WHAT THE EXERCISE ASKS
Report only the number of lines in the records that contain the word "this".
## Start RAW RECORDS
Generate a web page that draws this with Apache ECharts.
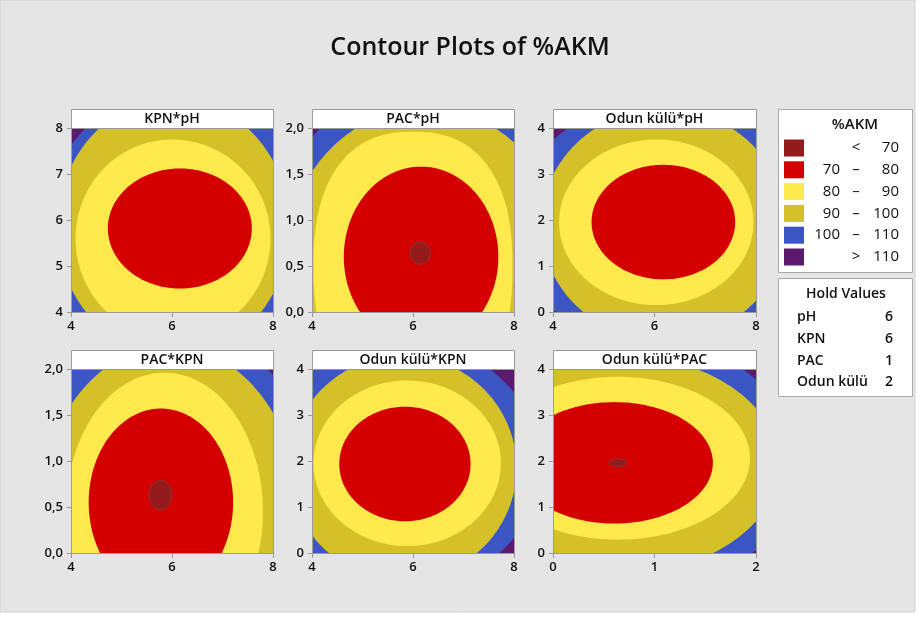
<!DOCTYPE html>
<html><head><meta charset="utf-8">
<script src="https://cdn.jsdelivr.net/npm/echarts@6/dist/echarts.min.js"></script>
<style>html,body{margin:0;padding:0;background:#fff}#c{width:924px;height:621px}</style>
</head><body><div id="c"></div><script>
const titleText = 'Contour Plots of %AKM';
const panelTitles = ['KPN*pH', 'PAC*pH', 'Odun külü*pH', 'PAC*KPN', 'Odun külü*KPN', 'Odun külü*PAC'];
const xMins = [4, 4, 4, 4, 4, 0];
const xMaxs = [8, 8, 8, 8, 8, 2];
const xSteps = [2, 2, 2, 2, 2, 1];
const yMins = [4, 0, 0, 0, 0, 0];
const yMaxs = [8, 2, 4, 2, 4, 4];
const ySteps = [1, 0.5, 1, 0.5, 1, 1];
const yDecimals = [0, 1, 0, 1, 0, 0];

// contour boundaries:
// [level, centreX, centreY, reachLeft, reachRight, reachDown, reachUp, roundness]
const contourKpnPh   = [[110, 6.15, 5.75, 2.7, 2.7, 3.1, 3.1, 2], [100, 6.03, 5.84, 2.3, 2.3, 2.8, 2.8, 2], [90, 6.0, 5.6, 1.91, 1.95, 2.17, 2.15, 2], [80, 6.16, 5.82, 1.43, 1.42, 1.31, 1.30, 2]];
const contourPacPh   = [[110, 6.25, 0.5, 3.0, 3.0, 2.1, 2.1, 2], [100, 6.25, 0.5, 2.8, 2.8, 1.72, 1.72, 2], [90, 6.0, 0.49, 1.97, 1.97, 1.47, 1.47, 2.4], [80, 6.16, 0.6, 1.53, 1.53, 0.98, 0.98, 2], [70, 6.14, 0.64, 0.2, 0.2, 0.12, 0.12, 2]];
const contourOdunPh  = [[110, 6.18, 1.9, 2.96, 2.96, 2.72, 2.72, 2], [100, 6.18, 1.9, 2.41, 2.41, 2.52, 2.52, 2], [90, 6.035, 1.95, 1.915, 1.915, 1.8, 1.8, 2], [80, 6.175, 1.955, 1.415, 1.415, 1.245, 1.245, 2]];
const contourPacKpn  = [[110, 5.85, 0.45, 3.27, 3.27, 1.975, 1.975, 2], [100, 5.95, 0.45, 2.55, 2.55, 1.8, 1.8, 2], [90, 5.85, 0.45, 1.95, 1.95, 1.51, 1.51, 2], [80, 5.78, 0.55, 1.43, 1.43, 1.02, 1.02, 2], [70, 5.77, 0.63, 0.22, 0.22, 0.16, 0.16, 2]];
const contourOdunKpn = [[110, 5.6, 1.91, 2.92, 2.92, 2.77, 2.77, 2], [100, 5.8, 1.85, 2.25, 2.25, 2.44, 2.44, 2], [90, 5.885, 1.95, 1.855, 1.855, 1.8, 1.8, 2], [80, 5.84, 1.935, 1.3, 1.3, 1.245, 1.245, 2]];
const contourOdunPac = [[110, 0.6, 1.92, 1.81, 1.81, 2.92, 2.92, 2], [100, 0.6, 1.92, 1.63, 1.63, 2.4, 2.4, 2], [90, 0.64, 2.06, 1.3, 1.3, 1.77, 1.77, 2], [80, 0.605, 1.96, 0.97, 0.97, 1.32, 1.32, 2], [70, 0.64, 1.96, 0.085, 0.085, 0.09, 0.09, 2]];
const contours = [contourKpnPh, contourPacPh, contourOdunPh, contourPacKpn, contourOdunKpn, contourOdunPac];

const legendTitle = '%AKM';
const legendLow  = ['', '70', '80', '90', '100', ''];
const legendSep  = ['<', '–', '–', '–', '–', '>'];
const legendHigh = ['70', '80', '90', '100', '110', '110'];
const bandLevels = [70, 80, 90, 100, 110];
const bandColors = ['#931b1b', '#d40000', '#ffe94d', '#d4c12a', '#3b56c2', '#5b1a6e'];

const holdTitle = 'Hold Values';
const holdNames = ['pH', 'KPN', 'PAC', 'Odun külü'];
const holdValues = [6, 6, 1, 2];

const FONT = '"Open Sans", "Noto Sans", sans-serif';
const gridLefts = [71, 312, 553, 71, 312, 553];
const gridTops = [128, 128, 128, 369, 369, 369];
const gridW = [202, 202, 203, 202, 202, 203];
const gridH = 184;
const headH = 19;

function levelColor(level) {
  return bandColors[bandLevels.indexOf(level)];
}

function renderContour(params, api) {
  const level = api.value(0);
  const cx = api.value(1), cy = api.value(2);
  const rl = api.value(3), rr = api.value(4), rd = api.value(5), ru = api.value(6);
  const p = api.value(7) || 2;
  const pts = [];
  const n = 200;
  for (let i = 0; i < n; i++) {
    const t = i / n * Math.PI * 2;
    const c = Math.cos(t), s = Math.sin(t);
    const ec = Math.sign(c) * Math.pow(Math.abs(c), 2 / p);
    const es = Math.sign(s) * Math.pow(Math.abs(s), 2 / p);
    const x = cx + ec * (c < 0 ? rl : rr);
    const y = cy + es * (s < 0 ? rd : ru);
    pts.push(api.coord([x, y]));
  }
  const isCore = level === 70;
  return {
    type: 'polygon',
    shape: { points: pts },
    style: { fill: levelColor(level), stroke: isCore ? 'rgba(110,80,80,0.7)' : null, lineWidth: isCore ? 1 : 0 }
  };
}

const grids = [], xAxes = [], yAxes = [], series = [], graphics = [];
graphics.push({ type: 'rect', shape: { x: 0, y: 0, width: 915, height: 612 }, style: { fill: '#e5e5e5', stroke: '#d0d0d0' }, z: -100 });
graphics.push({ type: 'text', x: 470, y: 48, style: { text: titleText, font: '600 25px ' + FONT, fill: '#111', textAlign: 'center', textVerticalAlign: 'middle' } });

for (let i = 0; i < 6; i++) {
  grids.push({ left: gridLefts[i], top: gridTops[i], width: gridW[i], height: gridH, show: true, backgroundColor: bandColors[5], borderWidth: 0 });
  const lab = { fontFamily: FONT, fontSize: 13, fontWeight: 600, color: '#111' };
  xAxes.push({
    type: 'value', gridIndex: i, min: xMins[i], max: xMaxs[i], interval: xSteps[i],
    axisLine: { show: true, lineStyle: { color: '#9a9a9a' } },
    axisTick: { show: true, length: 5, lineStyle: { color: '#9a9a9a' } },
    axisLabel: Object.assign({ margin: 8, formatter: v => String(v) }, lab),
    splitLine: { show: false }
  });
  yAxes.push({
    type: 'value', gridIndex: i, min: yMins[i], max: yMaxs[i], interval: ySteps[i],
    axisLine: { show: true, lineStyle: { color: '#9a9a9a' } },
    axisTick: { show: true, length: 4, lineStyle: { color: '#9a9a9a' } },
    axisLabel: Object.assign({ margin: 8, formatter: v => v.toFixed(yDecimals[i]).replace('.', ',') }, lab),
    splitLine: { show: false }
  });
  series.push({
    type: 'custom', xAxisIndex: i, yAxisIndex: i, clip: true, silent: true,
    renderItem: renderContour, data: contours[i], animation: false
  });
  graphics.push({ type: 'rect', z: 50, shape: { x: gridLefts[i] + 0.5, y: gridTops[i] - headH + 0.5, width: gridW[i], height: headH }, style: { fill: '#fff', stroke: '#9a9a9a', lineWidth: 1 } });
  graphics.push({ type: 'text', z: 51, x: gridLefts[i] + gridW[i] / 2, y: gridTops[i] - headH / 2 + 1, style: { text: panelTitles[i], font: '600 14px ' + FONT, fill: '#111', textAlign: 'center', textVerticalAlign: 'middle' } });
  graphics.push({ type: 'rect', z: 50, shape: { x: gridLefts[i] + 0.5, y: gridTops[i] + 0.5, width: gridW[i], height: gridH }, style: { fill: 'none', stroke: '#9a9a9a', lineWidth: 1 } });
}

graphics.push({ type: 'rect', z: 50, shape: { x: 778.5, y: 109.5, width: 134, height: 163 }, style: { fill: '#fff', stroke: '#a8a8a8' } });
graphics.push({ type: 'text', z: 51, x: 855, y: 125, style: { text: legendTitle, font: '600 15px ' + FONT, fill: '#111', textAlign: 'center', textVerticalAlign: 'middle' } });
for (let r = 0; r < 6; r++) {
  const cy = 148 + r * 21.8;
  graphics.push({ type: 'rect', z: 51, shape: { x: 784, y: cy - 8.5, width: 20, height: 17 }, style: { fill: bandColors[r] } });
  const f = '500 15px ' + FONT;
  if (legendLow[r]) graphics.push({ type: 'text', z: 51, x: 840, y: cy, style: { text: legendLow[r], font: f, fill: '#111', textAlign: 'right', textVerticalAlign: 'middle' } });
  graphics.push({ type: 'text', z: 51, x: 856, y: cy, style: { text: legendSep[r], font: f, fill: '#111', textAlign: 'center', textVerticalAlign: 'middle' } });
  graphics.push({ type: 'text', z: 51, x: 899, y: cy, style: { text: legendHigh[r], font: f, fill: '#111', textAlign: 'right', textVerticalAlign: 'middle' } });
}
graphics.push({ type: 'rect', z: 50, shape: { x: 778.5, y: 278.5, width: 134, height: 118 }, style: { fill: '#fff', stroke: '#a8a8a8' } });
graphics.push({ type: 'text', z: 51, x: 846, y: 294, style: { text: holdTitle, font: '600 14px ' + FONT, fill: '#111', textAlign: 'center', textVerticalAlign: 'middle' } });
for (let r = 0; r < holdNames.length; r++) {
  const cy = 317 + r * 21.8;
  graphics.push({ type: 'text', z: 51, x: 797, y: cy, style: { text: holdNames[r], font: '600 14px ' + FONT, fill: '#111', textAlign: 'left', textVerticalAlign: 'middle' } });
  graphics.push({ type: 'text', z: 51, x: 893, y: cy, style: { text: String(holdValues[r]), font: '600 14px ' + FONT, fill: '#111', textAlign: 'right', textVerticalAlign: 'middle' } });
}

const chart = echarts.init(document.getElementById('c'), null, { renderer: 'canvas' });
chart.setOption({
  backgroundColor: '#ffffff',
  animation: false,
  grid: grids, xAxis: xAxes, yAxis: yAxes, series: series,
  graphic: { elements: graphics }
});
</script></body></html>
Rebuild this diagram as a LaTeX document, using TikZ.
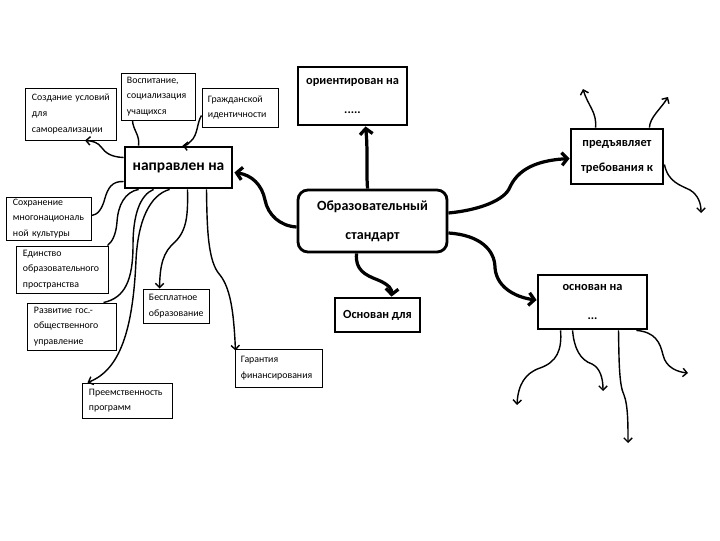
\documentclass[tikz,border=0pt]{standalone}
\usepackage{fontspec}
\setmainfont{Carlito}
\usetikzlibrary{arrows.meta, calc}

\begin{document}
\begin{tikzpicture}[
  x=0.025cm, y=-0.025cm,
  smallbox/.style={draw, line width=0.7pt, align=left, inner xsep=0.15cm, inner ysep=0pt,
                   font=\fontsize{7}{11.2}\selectfont},
  bigbox/.style={draw, line width=2pt, align=center, inner sep=0pt,
                 font=\bfseries\fontsize{8.8}{20}\selectfont},
  mainlink/.style={line width=2.3pt, -{Straight Barb[length=4pt,width=9pt]}},
  sublink/.style={line width=1pt, -{Straight Barb[length=3pt,width=6pt]}},
  plainlink/.style={line width=1pt}
]
  \useasboundingbox (0,0) rectangle (720,540);

  \node[bigbox, rounded corners=0.25cm, minimum width=3.725cm, minimum height=1.55cm,
        font=\bfseries\fontsize{10}{20.5}\selectfont] (obr) at (372.5,221)
        {Образовательный\\стандарт};
  \node[bigbox, minimum width=2.675cm, minimum height=1.025cm,
        font=\bfseries\fontsize{11}{12}\selectfont] (napr) at (178.5,167.5) {направлен на};
  \node[bigbox, minimum width=2.725cm, minimum height=1.45cm] (orient) at (352.5,96)
        {ориентирован на\\.....};
  \node[bigbox, minimum width=2.125cm, minimum height=0.85cm] (osndl) at (377.5,315) {Основан для};
  \node[bigbox, minimum width=2.3cm, minimum height=1.375cm,
        font=\bfseries\fontsize{8.8}{17.7}\selectfont] (predj) at (617,156.5)
        {предъявляет\\требования к};
  \node[bigbox, minimum width=2.725cm, minimum height=1.35cm] (osnna) at (592.5,302)
        {основан на\\...};

  \node[smallbox, text width=1.95cm, minimum height=1.3cm] (sozd) at (71,114)
        {Создание условий\\для\\самореализации};
  \node[smallbox, text width=1.55cm, minimum height=1.175cm] (vosp) at (158,96.5)
        {Воспитание,\\социализация\\учащихся};
  \node[smallbox, text width=1.6cm, minimum height=0.975cm] (grazhd) at (240,107.5)
        {Гражданской\\идентичности};
  \node[smallbox, text width=1.8cm, minimum height=1.075cm] (sohr) at (49,218.5)
        {Сохранение\\многонациональ\\ной культуры};
  \node[smallbox, text width=1.975cm, minimum height=1.175cm] (edin) at (62.5,269.5)
        {Единство\\образовательного\\пространства};
  \node[smallbox, text width=1.9cm, minimum height=1.175cm] (razv) at (72,326.5)
        {Развитие гос.-\\общественного\\управление};
  \node[smallbox, text width=1.925cm, minimum height=0.875cm] (preem) at (127.5,400.5)
        {Преемственность\\программ};
  \node[smallbox, text width=1.35cm, minimum height=0.85cm] (besp) at (176,306)
        {Бесплатное\\образование};
  \node[smallbox, text width=1.875cm, minimum height=0.95cm] (garant) at (278.5,368)
        {Гарантия\\финансирования};

  \coordinate (p1) at (583,89);
  \coordinate (p2) at (668,97);
  \coordinate (p3) at (701,213);
  \coordinate (q1) at (517,405);
  \coordinate (q2) at (603,391);
  \coordinate (q3) at (628,443);
  \coordinate (q4) at (688,373);

  \draw[mainlink] ($(obr.west)+(0,6)$) .. controls (280,226) and (268,215) .. (265,200)
        .. controls (262,185) and (252,175) .. ($(napr.east)+(1,5)$);
  \draw[mainlink] ($(obr.north)+(-5,0)$) .. controls (366,165) and (368,150) .. ($(orient.south)+(13,0)$);
  \draw[mainlink] ($(obr.south)+(-16,0)$) .. controls (355,270) and (365,275) .. (378,280)
        .. controls (390,285) and (392,290) .. ($(osndl.north)+(14,0)$);
  \draw[mainlink] ($(obr.east)+(0,-8)$) .. controls (480,210) and (505,200) .. (510,187)
        .. controls (520,165) and (545,160) .. ($(predj.west)+(0,2)$);
  \draw[mainlink] ($(obr.east)+(0,12)$) .. controls (480,235) and (495,250) .. (495,268)
        .. controls (497,290) and (520,298) .. ($(osnna.west)+(0,-2)$);

  \draw[sublink] ($(napr.west)+(0,-10)$) .. controls (110,157) and (105,152) .. (102,148)
        .. controls (98,142) and (92,141) .. ($(sozd.south)+(14,0)$);
  \draw[plainlink] ($(napr.north west)+(15,0)$) .. controls (140,135) and (133,130) .. ($(vosp.south west)+(12,0)$);
  \draw[sublink] ($(grazhd.west)+(0,8)$) .. controls (197,122) and (198,135) .. (191,141)
        .. controls (188,144) and (186,146) .. ($(napr.north)+(4,0)$);
  \draw[plainlink] ($(napr.west)+(0,14)$) .. controls (112,181) and (108,188) .. (105,198)
        .. controls (102,210) and (97,215) .. ($(sohr.east)+(0,-3)$);
  \draw[plainlink] ($(napr.south west)+(15,0)$) .. controls (125,192) and (118,205) .. (117,222)
        .. controls (116,235) and (112,242) .. ($(edin.north east)+(-1,0)$);
  \draw[plainlink] ($(napr.south west)+(30,0)$) .. controls (140,195) and (133,215) .. (133,245)
        .. controls (133,280) and (125,298) .. ($(razv.north east)+(-13,0)$);
  \draw[sublink] ($(napr.south west)+(46,0)$) .. controls (150,195) and (138,220) .. (136,260)
        .. controls (133,330) and (120,370) .. ($(preem.north west)+(5,0)$);
  \draw[sublink] ($(napr.south)+(9,0)$) .. controls (188,215) and (187,230) .. (175,242)
        .. controls (163,252) and (160,265) .. ($(besp.north west)+(17,0)$);
  \draw[sublink] ($(napr.south)+(28,0)$) .. controls (207,230) and (208,262) .. (220,275)
        .. controls (232,290) and (234,320) .. ($(garant.north west)+(1,2)$);

  \draw[sublink] ($(predj.north west)+(26,0)$) .. controls (597,112) and (588,106) .. (p1);
  \draw[sublink] ($(predj.north east)+(-15,0)$) .. controls (650,117) and (660,110) .. (p2);
  \draw[sublink] ($(predj.east)+(0,8)$) .. controls (668,182) and (680,185) .. (690,190)
        .. controls (698,195) and (701,203) .. (p3);
  \draw[sublink] ($(osnna.south west)+(24,0)$) .. controls (562,350) and (557,362) .. (540,368)
        .. controls (525,373) and (518,385) .. (q1);
  \draw[sublink] ($(osnna.south west)+(36,0)$) .. controls (574,348) and (580,360) .. (592,364)
        .. controls (600,368) and (603,378) .. (q2);
  \draw[sublink] ($(osnna.south)+(26,0)$) .. controls (619,360) and (619,385) .. (624,395)
        .. controls (628,405) and (628,425) .. (q3);
  \draw[sublink] ($(osnna.south east)+(-12,0)$) .. controls (655,332) and (660,342) .. (663,355)
        .. controls (666,368) and (678,372) .. (q4);

\end{tikzpicture}
\end{document}
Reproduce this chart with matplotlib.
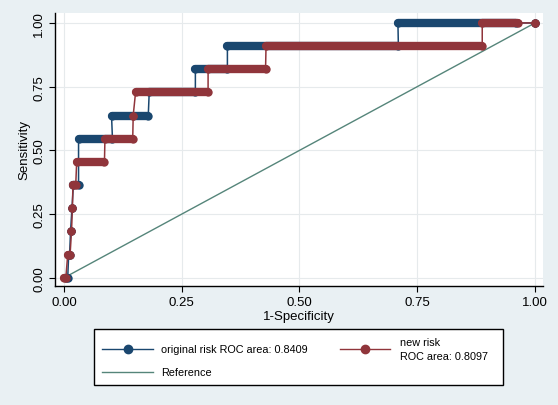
## End RAW RECORDS
THE ANSWER
3